Just want to put a reminder here: the following one is very slow!!!

In [None]:
# SVC with 'linar' kernel. It took about 10 mins.
clf_linear = SVC(kernel='linear')
clf_linear.fit(Xtrain, ytrain)

In [None]:
# make prediction and check accuracy
ypred = clf_linear.predict(Xtest)
print(metrics.confusion_matrix(ytest,ypred))
print(metrics.classification_report(ytest,ypred))
print('Accuracy : %f' %(metrics.accuracy_score(ytest,ypred)))
print('Area under the curve : %f' %(metrics.roc_auc_score(ytest,ypred)))

In [None]:
# SVC with 'sigmoid' kernel
clf_sigmoid = SVC(kernel='sigmoid')
clf_sigmoid.fit(Xtrain, ytrain)

In [None]:
ypred = clf_sigmoid.predict(Xtest)
print(metrics.confusion_matrix(ytest,ypred));
print(metrics.classification_report(ytest,ypred));
print('Accuracy : %f' %(metrics.accuracy_score(ytest,ypred)));
print('Area under the curve : %f' %(metrics.roc_auc_score(ytest,ypred)));

Mmm, SVC does not work very good.

##(2) Random Forest Classifier

In [None]:
from sklearn.ensemble import RandomForestClassifier
clf_rf = RandomForestClassifier()
clf_rf.fit(Xtrain,ytrain)

In [None]:
ypred = clf_rf.predict(Xtest);
print(metrics.confusion_matrix(ytest,ypred));
print(metrics.classification_report(ytest,ypred));
print('Accuracy : %f' %(metrics.accuracy_score(ytest,ypred)));
print('Area under the curve : %f' %(metrics.roc_auc_score(ytest,ypred)));

Random Forrest is pretty good.

##4. Change the size of training set and compare

I am done with my codes and testing, and I am just thinking: what if the training set is even larger. The result should be better, right? Let's see.

In [None]:
Xtrain2, Xtest2, ytrain2, ytest2 = train_test_split(X, y, test_size=0.2, random_state=0)
print(Xtrain2.shape);
print(Xtest2.shape);

Logistic Regression Classifier

In [None]:
# Use logistic regression again
clf_logistic2 = LogisticRegression(penalty='l2');
clf_logistic2.fit(Xtrain2, ytrain2);

In [None]:
# make predition and check accuracy
ypred2 = clf_logistic2.predict(Xtest2);
print(metrics.confusion_matrix(ytest2,ypred2));
print(metrics.classification_report(ytest2,ypred2));
print('Accuracy : %f' %(metrics.accuracy_score(ytest2,ypred2)));
print('Area under the curve : %f' %(metrics.roc_auc_score(ytest2,ypred2)));

Random Forest Classifier

In [None]:
# Use random forest classifier again
clf_rf2 = RandomForestClassifier()
clf_rf2.fit(Xtrain2,ytrain2);

In [None]:
ypred2 = clf_rf.predict(Xtest2);
print(metrics.confusion_matrix(ytest2,ypred2));
print(metrics.classification_report(ytest2,ypred2));
print('Accuracy : %f' %(metrics.accuracy_score(ytest2,ypred2)));
print('Area under the curve : %f' %(metrics.roc_auc_score(ytest2,ypred2)));

## 5 Conclusion

1. The basic logistic regression codes I've implemented need to be improved for this problem.

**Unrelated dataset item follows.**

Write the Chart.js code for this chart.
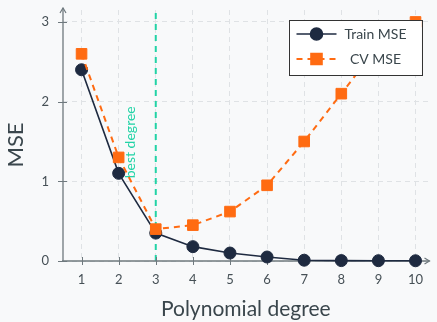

2. The Logistic Regression and Random Forrest Classifier in scikit-learn library are pretty good.  The areas under the ROC curve are 0.86 and 0.87 respectively.

3. The Support Vector Classifiers with Kernel 'linear' and 'sigmoid' are not good. The areas under the ROC curve are 0.68 and 0.5. 'Linear' SVC is quite slow and 'Sigmoid' SVC does not recgnize any '1' in the test set at all. This also tells us the measure 'Accuracy' is not a good one for this problem.

4. After I increase the size of training set (from 35% to 80% of all data), the area ROC becomes 0.78 for Logistic Regression and still 0.87 for Random Forrest Classifier. This fact is interesting for me.